I was always intrigued by the line from the song "Ya Got Trouble" from the musical "The Music Man" that went like this: "Well the next thing you know your son is playing for money in a pinchback suit..."
I always assumed that was "pinchback" connoted a style of tailoring, perhaps with pleats on the back of the jacket. Maybe the word, however, was actually "pinchbeck," as in a fabric that was some sort of counterfeit of a more expensive fabric.
Webster online sure has a lot of synonyms
Deception: Untrue; mock, sham, make-believe, counterfeit, snide, pseudo, spurious, supposititious, so-called, pretended, feigned, trumped up, bogus, scamped, fraudulent, tricky, factitious;bastard; surreptitious, illegitimate, contraband, adulterated, sophisticated; unsound, rotten at the core; colorable; disguised; meretricious, tinsel, pinchbeck, plated; catchpenny; Brummagem.
Ornament: Finery, frippery, gewgaw, gimcrack, tinsel, spangle, clinquant, pinchbeck, paste; excess of ornament; (vulgarity); gaud, pride.
looking up both pinchback and pinchbeck, it seems to me the word in the song would/should be pinchbEck:
adjective - appearing valuable, but actually cheap or tawdry.
though perhaps it's not.
May want to consider that source includes "three-reail billiard shot".
So many posted lyrics are flawed, as if recorded in text from listening to the selection.
hence my "six to nothin'" notation; to wit, try googling "for money in a pinchback suit" (or pinch back / pinch-back) vs. the alternative. the "s are important.
of course, everyone could have it wrong.
-ron o.
edit: there is one(1) hit for pinchbeck -- it seems to be from an NPR radio transcript, which you can buy.
good stuff from WWW:
pinchbeckand t, that's what I figured you meant.
Pinchbeck is a metal alloy. It is used for things like photo frames. Its main use was in the 19th century for the preserver matts and frames around daguerreotypes and ambrotypes. When used in this context in America it is called Preserver. Pinchbeck is its British name.

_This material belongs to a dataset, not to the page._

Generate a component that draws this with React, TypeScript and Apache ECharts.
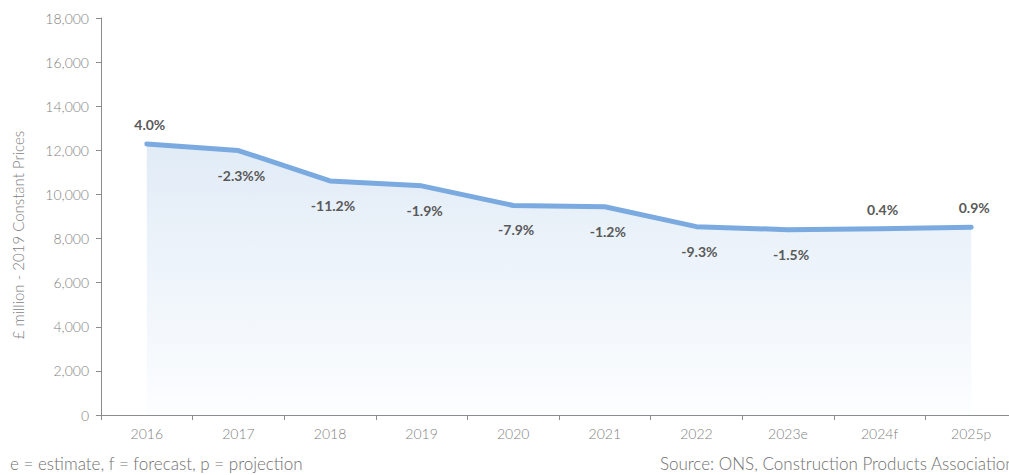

Here is an example of a Pinchbeck preserver frame from my daguerreotype collection:
The frame is great. Is he a relative?
I think it's Severus Snape.
I think it's Severus Snape.
So did I! That's what I captioned it with on my dating photos page for 1840-1860 -
Dating Photos 1840s-1860 Sadly I don't have any daguerreotypes of relatives. I have no idea who it is. I bought him on ebay (where else?). The oldest photos of relatives I have only go back to the 1860s and are collodion prints on paper.
I bubble this thread up today because I opened Daniel Pinchbeck's 2012: The Return of Quetzalcoatl last night and discovered this line: "For a few years, I flourished in the hectic hothouse and pinchbeck glitter of the "roaring eighties."
ol' Daniel must have really gloried in that usage.